# American Horror Story: Freakshow (Teaser)



## Mr_Chicken (Nov 26, 2008)

Would love to see someone with the right theme turn this into a scene in their haunt...





http://bloody-disgusting.com/videos...-horror-story-freakshow-teaser-spreads-wings/


----------



## RoxyBlue (Oct 6, 2008)

She's like my tombstone flapper, except she's a blonde


----------



## Pumpkin5 (Aug 8, 2010)

:jol:I can totally see that as a haunt theme....the innocent becoming the manipulated "toy" in the seduction game....very well thought out...simply love it.


----------



## hauntedyardofdoom (Nov 6, 2008)

Apparently this is a fan-made trailer: http://www.hollywoodreporter.com/live-feed/american-horror-story-fan-made-718215

Nice work though - it definitely fits in with their style.


----------



## kauldron (Oct 17, 2011)

I'm looking forward to this season. Hopefully it turns out to be just as good as the others so far.


----------



## Mr_Chicken (Nov 26, 2008)

Yes, the secret's out. I was the makeup effects artist on this phoney teaser.
You can read about it here:http://www.indiewire.com/article/he...orror-story-teaser-creator-tells-all-20140715


----------



## Hairazor (Mar 13, 2012)

Hot dang, Talent ^


----------



## RoxyBlue (Oct 6, 2008)

Holy crap, that poor child's back looks horrendous! Great job!


----------



## Draik41895 (Oct 25, 2008)

That is so sick , the teaser had me psyched and you did the makeuo?! that's just so awesome, real or not.


----------



## Shiva (Sep 26, 2014)

Really looking forward to this season!


----------



## kauldron (Oct 17, 2011)

So what does everyone think about the new season? It has me hooked.
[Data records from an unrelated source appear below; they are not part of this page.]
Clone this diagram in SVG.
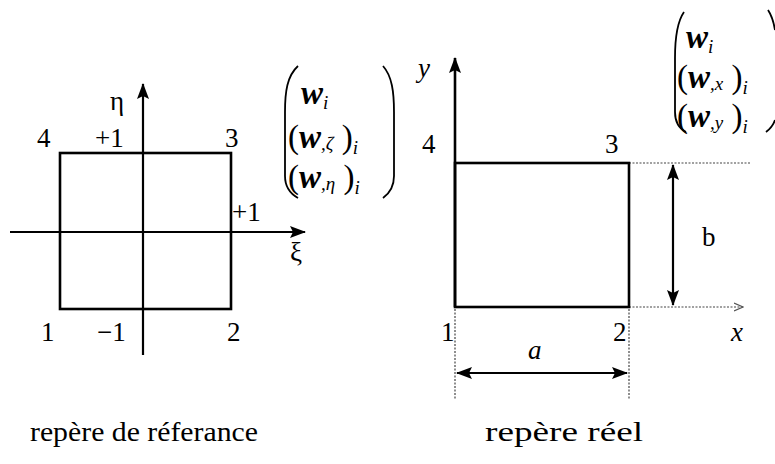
<svg xmlns="http://www.w3.org/2000/svg" width="775" height="464" viewBox="0 0 775 464" font-family="'Liberation Serif', 'DejaVu Serif', serif">
<defs>
<marker id="ahBig" viewBox="0 0 16 12" refX="15" refY="6" markerWidth="16" markerHeight="12" markerUnits="userSpaceOnUse" orient="auto-start-reverse">
<path d="M0,0 L16,6 L0,12 L3,6 Z" fill="#000"/>
</marker>
<marker id="ahOpen" viewBox="0 0 10 10" refX="9" refY="5" markerWidth="10" markerHeight="10" markerUnits="userSpaceOnUse" orient="auto">
<path d="M0,1 L9,5 L0,9" fill="none" stroke="#555" stroke-width="1.2"/>
</marker>
</defs>
<style>
text{font-family:'Liberation Serif','DejaVu Serif',serif}
.t{font-size:27px;fill:#000}
.m{font-size:33px;fill:#000}
.w{font-style:italic;font-weight:bold}
.s{font-style:italic;font-size:19px}
.cap{font-size:28px;fill:#000}
.thick{stroke:#000;stroke-width:2.6;fill:none}
.thin{stroke:#000;stroke-width:2.2;fill:none}
.dot{stroke:#444;stroke-width:1.2;stroke-dasharray:2 1.5;fill:none}
.paren{stroke:#000;stroke-width:1.8;fill:none}
</style>
<rect width="775" height="464" fill="#fff"/>

<g id="reference-frame">
<rect x="60" y="153" width="171" height="156" class="thick"/>
</g>

<g id="connectors">
<line x1="143" y1="355" x2="143" y2="84" class="thin" marker-end="url(#ahBig)"/>
<line x1="10" y1="232" x2="305" y2="232" class="thin" marker-end="url(#ahBig)"/>
<line x1="455" y1="307" x2="455" y2="58" class="thick" marker-end="url(#ahBig)"/>
<line x1="629" y1="163" x2="750" y2="163" class="dot"/>
<line x1="629" y1="307" x2="743" y2="307" class="dot" marker-end="url(#ahOpen)"/>
<line x1="455" y1="309" x2="455" y2="400" class="dot"/>
<line x1="629" y1="309" x2="629" y2="400" class="dot"/>
<line x1="673" y1="165" x2="673" y2="305" class="thin" marker-start="url(#ahBig)" marker-end="url(#ahBig)"/>
<line x1="457" y1="373" x2="627" y2="373" class="thin" marker-start="url(#ahBig)" marker-end="url(#ahBig)"/>
</g>

<g id="reference-labels">
<text class="t" x="110" y="110">η</text>
<text class="t" x="37" y="147">4</text>
<text class="t" x="95" y="147">+1</text>
<text class="t" x="225" y="147">3</text>
<text class="t" x="232" y="221">+1</text>
<text class="t" x="290" y="261">ξ</text>
<text class="t" x="41" y="341">1</text>
<text class="t" x="97" y="341">−1</text>
<text class="t" x="227" y="341">2</text>
</g>

<g id="reference-dofs">
<path d="M298,66 C287,76 285,92 285,112 L285,176 C285,186 289,193 298,198" class="paren"/>
<path d="M383,66 C392,76 394,92 394,112 L394,176 C394,186 390,193 383,198" class="paren"/>
<text class="m" x="301" y="104"><tspan class="w">w</tspan><tspan class="s" dy="5">i</tspan></text>
<text class="m" x="288" y="148">(<tspan class="w">w</tspan><tspan class="s" dy="2">,ζ</tspan><tspan dy="-2"> )</tspan><tspan class="s" dy="6">i</tspan></text>
<text class="m" x="288" y="188">(<tspan class="w">w</tspan><tspan class="s" dy="2">,η</tspan><tspan dy="-2"> )</tspan><tspan class="s" dy="6">i</tspan></text>
</g>

<g id="real-frame">
<rect x="455" y="163" width="174" height="144" class="thick"/>
</g>

<g id="real-labels">
<text class="t" x="418" y="77" font-style="italic">y</text>
<text class="t" x="422" y="153">4</text>
<text class="t" x="605" y="153">3</text>
<text class="t" x="702" y="246">b</text>
<text class="t" x="441" y="341">1</text>
<text class="t" x="613" y="341">2</text>
<text class="t" x="731" y="341" font-style="italic">x</text>
<text class="t" x="528" y="359" font-style="italic">a</text>
</g>

<g id="real-dofs">
<path d="M684,12 C677,22 675,40 675,58 L675,112 C675,122 678,128 686,132" class="paren"/>
<path d="M768,10 C772,16 774,24 775,30" class="paren"/>
<path d="M766,132 C770,129 773,126 775,120" class="paren"/>
<text class="m" x="686" y="48"><tspan class="w">w</tspan><tspan class="s" dy="5">i</tspan></text>
<text class="m" x="677" y="88">(<tspan class="w">w</tspan><tspan class="s" dy="2">,x</tspan><tspan dy="-2"> )</tspan><tspan class="s" dy="6">i</tspan></text>
<text class="m" x="677" y="127">(<tspan class="w">w</tspan><tspan class="s" dy="2">,y</tspan><tspan dy="-2"> )</tspan><tspan class="s" dy="6">i</tspan></text>
</g>

<g id="captions">
<text class="cap" x="30" y="441" textLength="228" lengthAdjust="spacingAndGlyphs">repère de réferance</text>
<text class="cap" x="485" y="441" textLength="158" lengthAdjust="spacingAndGlyphs">repère réel</text>
</g>
</svg>
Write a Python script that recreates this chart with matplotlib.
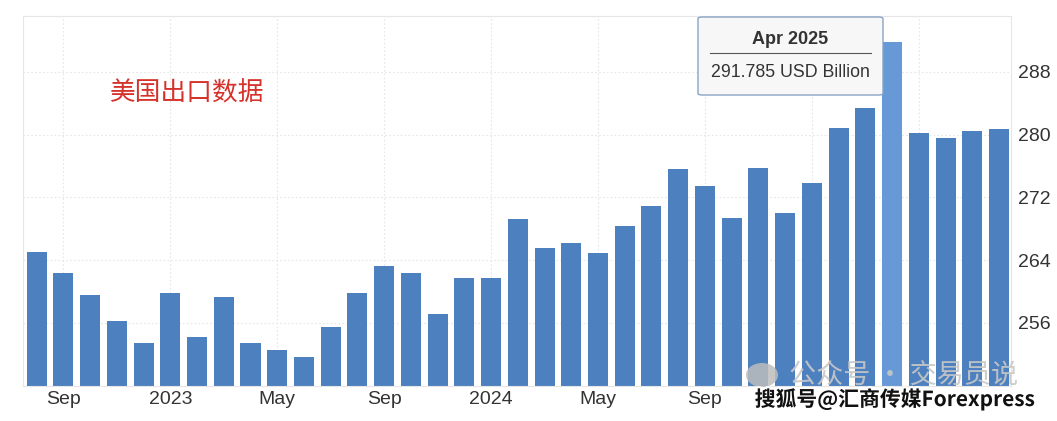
import matplotlib.pyplot as plt
from matplotlib.patches import FancyBboxPatch, Ellipse
import matplotlib.patheffects as pe

plt.rcParams['font.family'] = ['Liberation Sans', 'Noto Sans CJK SC', 'DejaVu Sans']

# 美国出口 (USD Billion), Aug 2022 - Aug 2025
months = ['Aug 2022', 'Sep 2022', 'Oct 2022', 'Nov 2022', 'Dec 2022',
          'Jan 2023', 'Feb 2023', 'Mar 2023', 'Apr 2023', 'May 2023', 'Jun 2023',
          'Jul 2023', 'Aug 2023', 'Sep 2023', 'Oct 2023', 'Nov 2023', 'Dec 2023',
          'Jan 2024', 'Feb 2024', 'Mar 2024', 'Apr 2024', 'May 2024', 'Jun 2024',
          'Jul 2024', 'Aug 2024', 'Sep 2024', 'Oct 2024', 'Nov 2024', 'Dec 2024',
          'Jan 2025', 'Feb 2025', 'Mar 2025', 'Apr 2025', 'May 2025', 'Jun 2025',
          'Jul 2025', 'Aug 2025']
exports = [265.0, 262.4, 259.5, 256.2, 253.5, 259.8, 254.2, 259.3, 253.5, 252.5,
           251.7, 255.5, 259.8, 263.3, 262.4, 257.1, 261.7, 261.7, 269.2, 265.5,
           266.2, 264.9, 268.3, 270.9, 275.6, 273.5, 269.4, 275.7, 270.0, 273.8,
           280.9, 283.4, 291.785, 280.2, 279.6, 280.5, 280.7]

# 2025 / May labels are hidden under the watermark in the source
tick_idx = [1, 5, 9, 13, 17, 21, 25, 29, 33]
tick_lbl = ['Sep', '2023', 'May', 'Sep', '2024', 'May', 'Sep', '', '']
ytick_vals = [256, 264, 272, 280, 288]

hl = months.index('Apr 2025')

fig = plt.figure(figsize=(10.57, 4.21), dpi=100)
ax = fig.add_axes([0.022, 0.0838, 0.9345, 0.878])

colors = ['#4d80bf'] * len(exports)
colors[hl] = '#6799d6'
x = list(range(len(exports)))
ax.bar(x, exports, width=0.75, color=colors, zorder=2)

ax.set_xlim(-0.5, 36.45)
ax.set_ylim(248, 295.1)
ax.set_xticks(tick_idx)
ax.set_xticklabels(tick_lbl)
ax.set_yticks(ytick_vals)
ax.yaxis.tick_right()
ax.tick_params(axis='both', length=0, labelsize=14, colors='#333333')
ax.tick_params(axis='x', pad=4)
ax.tick_params(axis='y', pad=5)
ax.grid(True, color='#e6e6e6', linestyle=(0, (1.5, 2)), linewidth=0.8, zorder=0)
for s in ax.spines.values():
    s.set_color('#e6e6e6')
    s.set_linewidth(0.8)

# title text
fig.text(0.104, 0.778, '美国出口数据', color='#d6312b', fontsize=18.5,
         family=['Noto Sans CJK SC'], va='center', ha='left')

# tooltip
box = FancyBboxPatch((698 / 1057, 1 - 95 / 421), 185 / 1057, 78 / 421,
                     boxstyle='round,pad=0,rounding_size=0.004',
                     transform=fig.transFigure, facecolor='#f7f7f7',
                     edgecolor='#8aa3c4', linewidth=1.0, zorder=5)
fig.add_artist(box)
fig.text(790.5 / 1057, 1 - 40 / 421, 'Apr 2025', fontsize=13, fontweight='bold',
         color='#333333', ha='center', va='center', zorder=6)
fig.add_artist(plt.Line2D([710 / 1057, 871 / 1057], [1 - 53 / 421, 1 - 53 / 421],
                          transform=fig.transFigure, color='#555555', linewidth=0.8, zorder=6))
fig.text(790.5 / 1057, 1 - 72.5 / 421, '291.785 USD Billion', fontsize=12.8,
         color='#333333', ha='center', va='center', zorder=6)

# watermarks
fig.add_artist(Ellipse((762 / 1057, 1 - 375 / 421), 32 / 1057, 24 / 421,
                       transform=fig.transFigure, facecolor='#bdbdbd',
                       edgecolor='none', alpha=0.85, zorder=7))
fig.text(789 / 1057, 1 - 376 / 421, '公众号 · 交易员说', fontsize=19.5, color='#c8c8c8',
         family=['Noto Sans CJK SC', 'DejaVu Sans'], va='center', ha='left', zorder=7, alpha=0.9)
fig.text(0.714, 1 - 399 / 421, '搜狐号@汇商传媒Forexpress', fontsize=15, color='#111111',
         fontweight='bold', family=['Noto Sans CJK SC', 'DejaVu Sans'],
         va='center', ha='left', zorder=8,
         path_effects=[pe.withStroke(linewidth=3, foreground='white')])

fig.savefig('out.png', dpi=100)
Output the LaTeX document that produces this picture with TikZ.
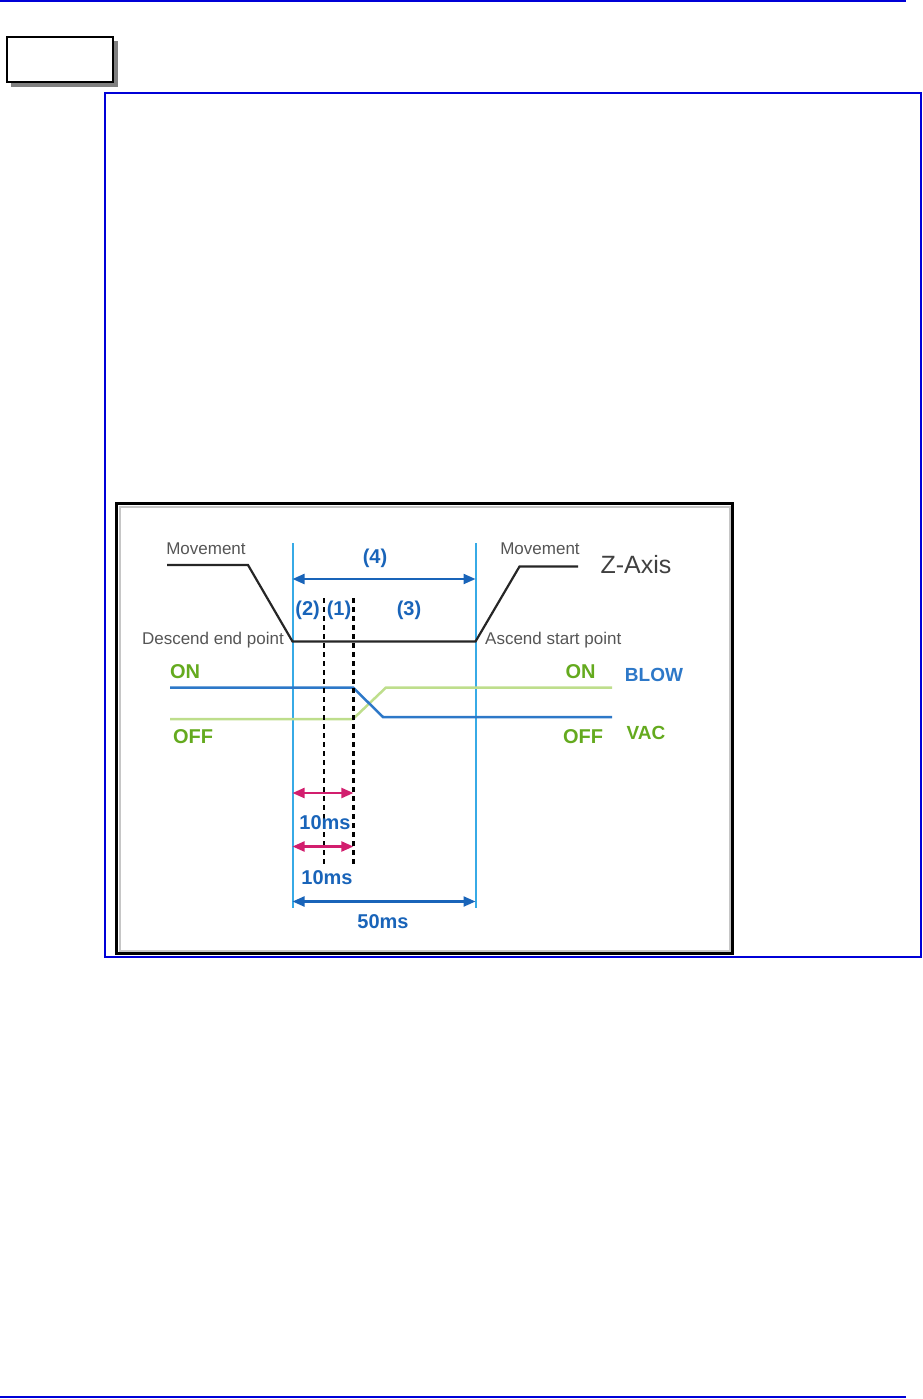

OMG Clown!!


----------



## highbury (Nov 5, 2009)

The interaction between Twisty and Dandy is the best storyline in the series! "Make me laugh, Clown." And this week's John Carpenter/Halloween homage with the clown mask was classy!

This could be the best season for me.


----------



## MorbidFun (May 8, 2012)

I have been enjoying this season so far the twisted carnival theme is cool


----------